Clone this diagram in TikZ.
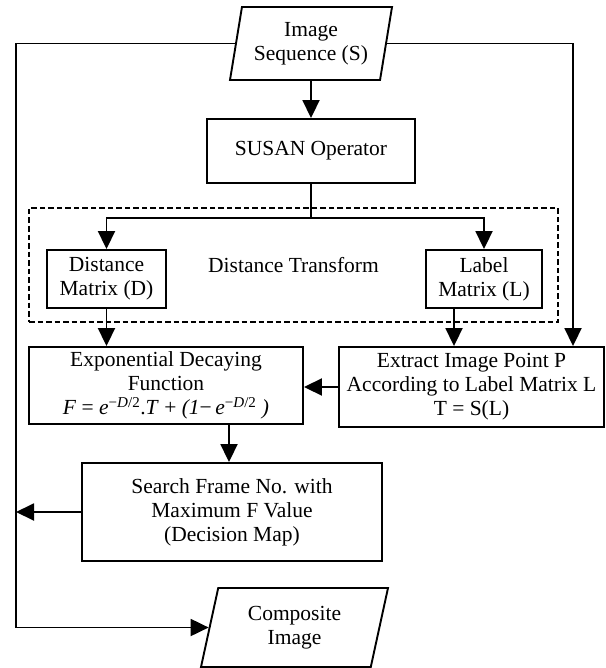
\documentclass[tikz,border=0pt]{standalone}
\usepackage{fontspec}
\setmainfont{Liberation Serif}
\usepackage{tikz}
\usetikzlibrary{shapes}
\usetikzlibrary{arrows.meta}
\usetikzlibrary{calc}

\tikzset{
  blk/.style={draw, line width=1.9pt, align=center, inner sep=1pt},
  io/.style={draw, line width=1.9pt, align=center, inner sep=1pt, trapezium, trapezium stretches body},
  dbox/.style={draw, dashed, dash pattern=on 5.5pt off 3pt, line width=1.9pt, align=center, inner sep=1pt},
  ln/.style={line width=1.9pt},
  arr/.style={line width=1.9pt, -{Triangle[length=18pt,width=17pt]}}
}

\begin{document}
\begin{tikzpicture}[x=1pt, y=-1pt, font=\fontsize{21.5}{24}\selectfont]
  \useasboundingbox (0,0) rectangle (605,668);
  \node[io, trapezium left angle=75, trapezium right angle=105, minimum width=162pt, minimum height=73pt] (seq) at (311,43.5) {Image\\Sequence (S)};
  \node[blk, minimum width=208pt, minimum height=64pt] (susan) at (311,151) {SUSAN Operator};
  \node[dbox, minimum width=529pt, minimum height=114pt] (dt) at (293.5,265) {Distance Transform};
  \node[blk, minimum width=119pt, minimum height=58pt] (dmat) at (106.5,279) {Distance\\Matrix (D)};
  \node[blk, minimum width=116pt, minimum height=58pt] (lmat) at (484,279) {Label\\Matrix (L)};
  \node[blk, minimum width=274pt, minimum height=77pt] (expo) at (166,385.5) {Exponential Decaying\\Function\\\textit{F} = \textit{e}\textsuperscript{−\textit{D}/2}.\textit{T} + \textit{(1}−\,\textit{e}\textsuperscript{−\textit{D}/2} \textit{)}};
  \node[blk, minimum width=265pt, minimum height=80pt] (extract) at (471.5,387) {Extract Image Point P\\According to Label Matrix L\\T = S(L)};
  \node[blk, minimum width=300pt, minimum height=98pt] (search) at (232,512) {Search Frame No. with\\Maximum F Value\\(Decision Map)};
  \node[io, trapezium left angle=69, trapezium right angle=111, minimum width=187pt, minimum height=79pt] (comp) at (294.5,627.5) {Composite\\Image};

  \coordinate (split) at (311,218);
  \coordinate (rline) at (573,0);
  \coordinate (lside) at (16,512);
  \coordinate (lout) at ([xshift=-30pt]lmat.south);
  \coordinate (eout) at ([xshift=63pt]expo.south);

  \draw[arr] (seq) -- (susan);
  \draw[ln] (susan) -- (split);
  \draw[arr] (split) -| (dmat);
  \draw[arr] (split) -| (lmat);
  \draw[arr] (dmat) -- (dmat |- expo.north);
  \draw[arr] (lout) -- (lout |- extract.north);
  \draw[arr] (seq.east) -| (rline |- extract.north);
  \draw[arr] (extract.west) -- (extract.west -| expo.east);
  \draw[arr] (eout) -- (eout |- search.north);
  \draw[arr] (search.west) -- (lside);
  \draw[arr] (seq.west) -| (lside) |- (comp.west);
\end{tikzpicture}
\end{document}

========================

** Given instruction **
Give every line back word for word and leave the pictures out.

** In response **
Clone this diagram in TikZ.
\documentclass[tikz,border=0pt]{standalone}
\usepackage{fontspec}
\setmainfont{Liberation Serif}
\usepackage{tikz}
\usetikzlibrary{shapes}
\usetikzlibrary{arrows.meta}
\usetikzlibrary{calc}

\tikzset{
  blk/.style={draw, line width=1.9pt, align=center, inner sep=1pt},
  io/.style={draw, line width=1.9pt, align=center, inner sep=1pt, trapezium, trapezium stretches body},
  dbox/.style={draw, dashed, dash pattern=on 5.5pt off 3pt, line width=1.9pt, align=center, inner sep=1pt},
  ln/.style={line width=1.9pt},
  arr/.style={line width=1.9pt, -{Triangle[length=18pt,width=17pt]}}
}

\begin{document}
\begin{tikzpicture}[x=1pt, y=-1pt, font=\fontsize{21.5}{24}\selectfont]
  \useasboundingbox (0,0) rectangle (605,668);
  \node[io, trapezium left angle=75, trapezium right angle=105, minimum width=162pt, minimum height=73pt] (seq) at (311,43.5) {Image\\Sequence (S)};
  \node[blk, minimum width=208pt, minimum height=64pt] (susan) at (311,151) {SUSAN Operator};
  \node[dbox, minimum width=529pt, minimum height=114pt] (dt) at (293.5,265) {Distance Transform};
  \node[blk, minimum width=119pt, minimum height=58pt] (dmat) at (106.5,279) {Distance\\Matrix (D)};
  \node[blk, minimum width=116pt, minimum height=58pt] (lmat) at (484,279) {Label\\Matrix (L)};
  \node[blk, minimum width=274pt, minimum height=77pt] (expo) at (166,385.5) {Exponential Decaying\\Function\\\textit{F} = \textit{e}\textsuperscript{−\textit{D}/2}.\textit{T} + \textit{(1}−\,\textit{e}\textsuperscript{−\textit{D}/2} \textit{)}};
  \node[blk, minimum width=265pt, minimum height=80pt] (extract) at (471.5,387) {Extract Image Point P\\According to Label Matrix L\\T = S(L)};
  \node[blk, minimum width=300pt, minimum height=98pt] (search) at (232,512) {Search Frame No. with\\Maximum F Value\\(Decision Map)};
  \node[io, trapezium left angle=69, trapezium right angle=111, minimum width=187pt, minimum height=79pt] (comp) at (294.5,627.5) {Composite\\Image};

  \coordinate (split) at (311,218);
  \coordinate (rline) at (573,0);
  \coordinate (lside) at (16,512);
  \coordinate (lout) at ([xshift=-30pt]lmat.south);
  \coordinate (eout) at ([xshift=63pt]expo.south);

  \draw[arr] (seq) -- (susan);
  \draw[ln] (susan) -- (split);
  \draw[arr] (split) -| (dmat);
  \draw[arr] (split) -| (lmat);
  \draw[arr] (dmat) -- (dmat |- expo.north);
  \draw[arr] (lout) -- (lout |- extract.north);
  \draw[arr] (seq.east) -| (rline |- extract.north);
  \draw[arr] (extract.west) -- (extract.west -| expo.east);
  \draw[arr] (eout) -- (eout |- search.north);
  \draw[arr] (search.west) -- (lside);
  \draw[arr] (seq.west) -| (lside) |- (comp.west);
\end{tikzpicture}
\end{document}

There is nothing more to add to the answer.